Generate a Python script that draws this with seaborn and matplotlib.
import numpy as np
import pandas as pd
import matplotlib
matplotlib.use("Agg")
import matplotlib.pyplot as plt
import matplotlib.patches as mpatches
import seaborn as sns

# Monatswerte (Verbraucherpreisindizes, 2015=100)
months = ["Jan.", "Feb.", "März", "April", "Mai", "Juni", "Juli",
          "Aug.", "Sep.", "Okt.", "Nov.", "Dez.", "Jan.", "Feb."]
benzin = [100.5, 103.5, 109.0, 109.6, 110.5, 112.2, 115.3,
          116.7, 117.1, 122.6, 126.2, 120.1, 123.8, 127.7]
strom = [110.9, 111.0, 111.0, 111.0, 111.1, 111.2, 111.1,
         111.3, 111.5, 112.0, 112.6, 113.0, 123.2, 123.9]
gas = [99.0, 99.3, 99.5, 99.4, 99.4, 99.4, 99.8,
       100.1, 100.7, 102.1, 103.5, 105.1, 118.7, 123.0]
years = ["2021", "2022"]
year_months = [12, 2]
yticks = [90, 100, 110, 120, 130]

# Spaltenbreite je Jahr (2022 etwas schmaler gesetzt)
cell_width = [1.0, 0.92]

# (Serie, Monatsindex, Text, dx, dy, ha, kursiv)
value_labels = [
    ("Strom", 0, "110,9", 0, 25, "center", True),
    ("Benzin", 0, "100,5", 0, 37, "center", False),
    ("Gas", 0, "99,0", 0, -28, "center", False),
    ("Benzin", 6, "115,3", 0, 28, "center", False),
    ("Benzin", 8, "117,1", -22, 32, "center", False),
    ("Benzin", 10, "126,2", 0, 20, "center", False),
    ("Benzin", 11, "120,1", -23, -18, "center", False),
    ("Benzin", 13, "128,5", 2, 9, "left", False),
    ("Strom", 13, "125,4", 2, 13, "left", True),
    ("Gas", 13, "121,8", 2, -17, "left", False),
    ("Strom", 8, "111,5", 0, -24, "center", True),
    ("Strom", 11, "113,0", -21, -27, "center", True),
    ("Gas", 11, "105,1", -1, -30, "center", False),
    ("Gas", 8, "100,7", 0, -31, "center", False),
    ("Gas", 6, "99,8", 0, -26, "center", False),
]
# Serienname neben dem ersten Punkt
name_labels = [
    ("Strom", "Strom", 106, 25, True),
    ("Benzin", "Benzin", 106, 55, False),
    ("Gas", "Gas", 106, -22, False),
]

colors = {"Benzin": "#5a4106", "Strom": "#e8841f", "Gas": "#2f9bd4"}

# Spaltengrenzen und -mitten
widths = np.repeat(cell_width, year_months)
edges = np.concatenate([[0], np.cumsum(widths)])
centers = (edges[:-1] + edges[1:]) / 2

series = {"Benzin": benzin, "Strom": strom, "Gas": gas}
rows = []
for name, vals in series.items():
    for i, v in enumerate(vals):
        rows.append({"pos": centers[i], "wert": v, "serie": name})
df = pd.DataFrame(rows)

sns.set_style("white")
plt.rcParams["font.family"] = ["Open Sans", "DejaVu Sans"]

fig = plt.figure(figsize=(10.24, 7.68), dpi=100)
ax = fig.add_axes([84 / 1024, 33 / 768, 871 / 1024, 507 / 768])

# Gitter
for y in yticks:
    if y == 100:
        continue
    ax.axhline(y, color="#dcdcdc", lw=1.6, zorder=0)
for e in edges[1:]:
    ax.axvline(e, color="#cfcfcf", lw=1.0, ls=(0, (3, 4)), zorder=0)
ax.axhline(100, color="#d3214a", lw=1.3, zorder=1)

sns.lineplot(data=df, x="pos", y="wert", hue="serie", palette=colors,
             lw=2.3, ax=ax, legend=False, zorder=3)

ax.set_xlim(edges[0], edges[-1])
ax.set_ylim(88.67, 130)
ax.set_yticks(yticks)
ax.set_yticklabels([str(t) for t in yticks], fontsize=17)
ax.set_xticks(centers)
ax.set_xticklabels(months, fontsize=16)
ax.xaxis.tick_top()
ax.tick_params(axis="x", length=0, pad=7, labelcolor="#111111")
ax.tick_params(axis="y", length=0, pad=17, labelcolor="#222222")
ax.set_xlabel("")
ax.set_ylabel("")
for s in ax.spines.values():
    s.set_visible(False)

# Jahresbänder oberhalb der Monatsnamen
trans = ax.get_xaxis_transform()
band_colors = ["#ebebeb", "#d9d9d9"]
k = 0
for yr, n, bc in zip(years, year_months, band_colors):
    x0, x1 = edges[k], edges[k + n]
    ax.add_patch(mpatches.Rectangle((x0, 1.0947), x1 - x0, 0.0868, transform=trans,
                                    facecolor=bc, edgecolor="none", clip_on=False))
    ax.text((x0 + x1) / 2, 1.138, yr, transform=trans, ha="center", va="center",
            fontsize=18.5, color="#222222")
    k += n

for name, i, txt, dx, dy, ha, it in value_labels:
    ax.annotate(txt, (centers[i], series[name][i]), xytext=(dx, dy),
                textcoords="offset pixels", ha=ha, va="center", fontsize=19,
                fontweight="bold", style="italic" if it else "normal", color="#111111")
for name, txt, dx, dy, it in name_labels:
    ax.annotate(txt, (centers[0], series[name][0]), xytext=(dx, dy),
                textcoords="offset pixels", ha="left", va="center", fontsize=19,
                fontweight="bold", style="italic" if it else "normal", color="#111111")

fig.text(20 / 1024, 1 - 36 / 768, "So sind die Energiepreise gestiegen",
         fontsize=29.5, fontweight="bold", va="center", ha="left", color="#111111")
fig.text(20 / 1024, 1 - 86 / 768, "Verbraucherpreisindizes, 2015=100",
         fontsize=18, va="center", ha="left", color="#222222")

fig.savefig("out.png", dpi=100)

_ _ _ _

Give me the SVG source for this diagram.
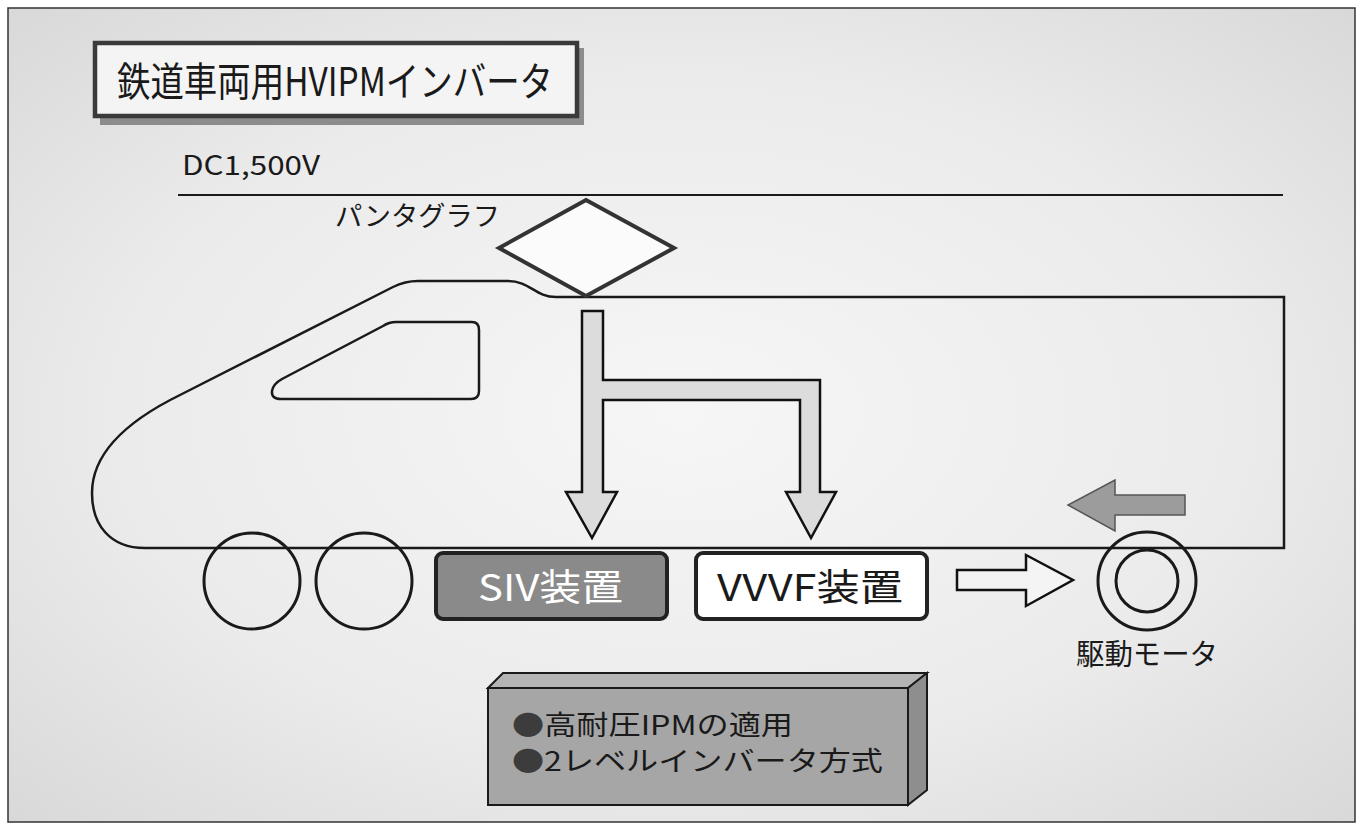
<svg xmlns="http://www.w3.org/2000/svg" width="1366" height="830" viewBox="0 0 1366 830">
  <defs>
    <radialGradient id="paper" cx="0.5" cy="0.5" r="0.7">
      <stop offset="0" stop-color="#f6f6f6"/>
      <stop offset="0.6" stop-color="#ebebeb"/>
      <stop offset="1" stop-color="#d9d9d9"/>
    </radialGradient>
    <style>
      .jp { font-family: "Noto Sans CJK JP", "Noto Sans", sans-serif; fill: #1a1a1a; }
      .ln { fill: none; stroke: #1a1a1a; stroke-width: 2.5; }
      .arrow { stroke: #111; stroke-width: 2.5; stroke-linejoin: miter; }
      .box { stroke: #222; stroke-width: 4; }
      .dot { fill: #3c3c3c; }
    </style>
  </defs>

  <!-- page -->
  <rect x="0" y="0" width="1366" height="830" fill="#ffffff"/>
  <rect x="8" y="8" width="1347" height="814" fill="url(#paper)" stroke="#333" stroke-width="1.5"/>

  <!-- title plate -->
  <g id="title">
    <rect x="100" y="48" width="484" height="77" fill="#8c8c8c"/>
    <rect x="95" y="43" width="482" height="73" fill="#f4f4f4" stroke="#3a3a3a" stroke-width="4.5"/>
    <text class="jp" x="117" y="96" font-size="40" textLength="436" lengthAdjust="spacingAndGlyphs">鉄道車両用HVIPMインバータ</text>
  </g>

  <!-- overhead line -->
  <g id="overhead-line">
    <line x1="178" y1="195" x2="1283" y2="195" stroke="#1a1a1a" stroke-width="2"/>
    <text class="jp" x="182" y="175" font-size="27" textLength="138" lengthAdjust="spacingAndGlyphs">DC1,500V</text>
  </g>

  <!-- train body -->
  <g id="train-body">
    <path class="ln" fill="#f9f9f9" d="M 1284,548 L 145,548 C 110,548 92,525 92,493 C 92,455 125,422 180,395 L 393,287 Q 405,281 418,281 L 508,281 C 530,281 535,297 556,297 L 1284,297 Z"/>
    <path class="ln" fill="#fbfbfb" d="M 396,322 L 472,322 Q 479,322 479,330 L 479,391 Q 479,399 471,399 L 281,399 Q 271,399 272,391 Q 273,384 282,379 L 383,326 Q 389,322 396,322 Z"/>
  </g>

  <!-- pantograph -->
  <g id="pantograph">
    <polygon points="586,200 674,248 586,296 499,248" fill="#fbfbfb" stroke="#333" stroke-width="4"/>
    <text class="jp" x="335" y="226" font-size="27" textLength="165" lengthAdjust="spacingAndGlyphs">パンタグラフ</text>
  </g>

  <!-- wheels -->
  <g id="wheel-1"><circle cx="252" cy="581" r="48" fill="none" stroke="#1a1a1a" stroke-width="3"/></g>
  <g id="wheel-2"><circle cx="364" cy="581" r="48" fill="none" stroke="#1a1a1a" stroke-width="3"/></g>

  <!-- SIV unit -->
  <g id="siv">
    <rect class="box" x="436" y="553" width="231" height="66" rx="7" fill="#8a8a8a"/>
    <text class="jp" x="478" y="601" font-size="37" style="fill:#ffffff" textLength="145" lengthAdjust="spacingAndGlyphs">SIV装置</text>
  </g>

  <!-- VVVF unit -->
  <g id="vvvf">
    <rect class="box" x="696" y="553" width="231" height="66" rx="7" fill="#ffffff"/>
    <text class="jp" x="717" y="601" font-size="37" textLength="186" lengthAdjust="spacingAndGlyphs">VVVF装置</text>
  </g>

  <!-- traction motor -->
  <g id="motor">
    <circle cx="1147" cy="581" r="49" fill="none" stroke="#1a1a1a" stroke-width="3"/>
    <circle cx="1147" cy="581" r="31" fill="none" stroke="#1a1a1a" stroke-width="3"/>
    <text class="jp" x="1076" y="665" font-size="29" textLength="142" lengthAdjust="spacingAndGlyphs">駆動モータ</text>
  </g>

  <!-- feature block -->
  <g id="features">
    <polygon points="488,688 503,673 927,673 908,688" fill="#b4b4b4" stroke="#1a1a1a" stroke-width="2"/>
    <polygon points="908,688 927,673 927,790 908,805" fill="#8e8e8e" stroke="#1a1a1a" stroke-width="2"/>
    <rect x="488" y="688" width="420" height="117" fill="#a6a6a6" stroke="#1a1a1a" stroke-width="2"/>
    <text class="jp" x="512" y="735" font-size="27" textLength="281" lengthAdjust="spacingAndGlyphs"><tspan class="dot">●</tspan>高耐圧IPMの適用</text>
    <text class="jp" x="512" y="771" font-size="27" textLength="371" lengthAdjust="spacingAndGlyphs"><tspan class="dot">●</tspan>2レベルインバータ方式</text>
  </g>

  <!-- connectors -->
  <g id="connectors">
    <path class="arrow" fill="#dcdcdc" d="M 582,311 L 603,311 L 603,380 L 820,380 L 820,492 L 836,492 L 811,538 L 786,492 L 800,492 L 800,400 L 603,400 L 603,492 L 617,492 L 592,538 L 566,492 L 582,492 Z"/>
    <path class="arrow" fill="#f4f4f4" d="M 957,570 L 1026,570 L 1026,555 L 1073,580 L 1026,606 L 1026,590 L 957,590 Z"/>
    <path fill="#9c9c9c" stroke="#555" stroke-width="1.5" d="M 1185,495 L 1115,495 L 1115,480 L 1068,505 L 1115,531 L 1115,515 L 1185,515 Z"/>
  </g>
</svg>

_ _ _ _

- EXERCISE GOAL:
Retype, in the same exact form, the lines of the material above from the line holding "Generate a Python" through the line holding "centers = (edges[:-1] + edges[1:]) / 2".

- TASK RESPONSE:
Generate a Python script that draws this with seaborn and matplotlib.
import numpy as np
import pandas as pd
import matplotlib
matplotlib.use("Agg")
import matplotlib.pyplot as plt
import matplotlib.patches as mpatches
import seaborn as sns

# Monatswerte (Verbraucherpreisindizes, 2015=100)
months = ["Jan.", "Feb.", "März", "April", "Mai", "Juni", "Juli",
          "Aug.", "Sep.", "Okt.", "Nov.", "Dez.", "Jan.", "Feb."]
benzin = [100.5, 103.5, 109.0, 109.6, 110.5, 112.2, 115.3,
          116.7, 117.1, 122.6, 126.2, 120.1, 123.8, 127.7]
strom = [110.9, 111.0, 111.0, 111.0, 111.1, 111.2, 111.1,
         111.3, 111.5, 112.0, 112.6, 113.0, 123.2, 123.9]
gas = [99.0, 99.3, 99.5, 99.4, 99.4, 99.4, 99.8,
       100.1, 100.7, 102.1, 103.5, 105.1, 118.7, 123.0]
years = ["2021", "2022"]
year_months = [12, 2]
yticks = [90, 100, 110, 120, 130]

# Spaltenbreite je Jahr (2022 etwas schmaler gesetzt)
cell_width = [1.0, 0.92]

# (Serie, Monatsindex, Text, dx, dy, ha, kursiv)
value_labels = [
    ("Strom", 0, "110,9", 0, 25, "center", True),
    ("Benzin", 0, "100,5", 0, 37, "center", False),
    ("Gas", 0, "99,0", 0, -28, "center", False),
    ("Benzin", 6, "115,3", 0, 28, "center", False),
    ("Benzin", 8, "117,1", -22, 32, "center", False),
    ("Benzin", 10, "126,2", 0, 20, "center", False),
    ("Benzin", 11, "120,1", -23, -18, "center", False),
    ("Benzin", 13, "128,5", 2, 9, "left", False),
    ("Strom", 13, "125,4", 2, 13, "left", True),
    ("Gas", 13, "121,8", 2, -17, "left", False),
    ("Strom", 8, "111,5", 0, -24, "center", True),
    ("Strom", 11, "113,0", -21, -27, "center", True),
    ("Gas", 11, "105,1", -1, -30, "center", False),
    ("Gas", 8, "100,7", 0, -31, "center", False),
    ("Gas", 6, "99,8", 0, -26, "center", False),
]
# Serienname neben dem ersten Punkt
name_labels = [
    ("Strom", "Strom", 106, 25, True),
    ("Benzin", "Benzin", 106, 55, False),
    ("Gas", "Gas", 106, -22, False),
]

colors = {"Benzin": "#5a4106", "Strom": "#e8841f", "Gas": "#2f9bd4"}

# Spaltengrenzen und -mitten
widths = np.repeat(cell_width, year_months)
edges = np.concatenate([[0], np.cumsum(widths)])
centers = (edges[:-1] + edges[1:]) / 2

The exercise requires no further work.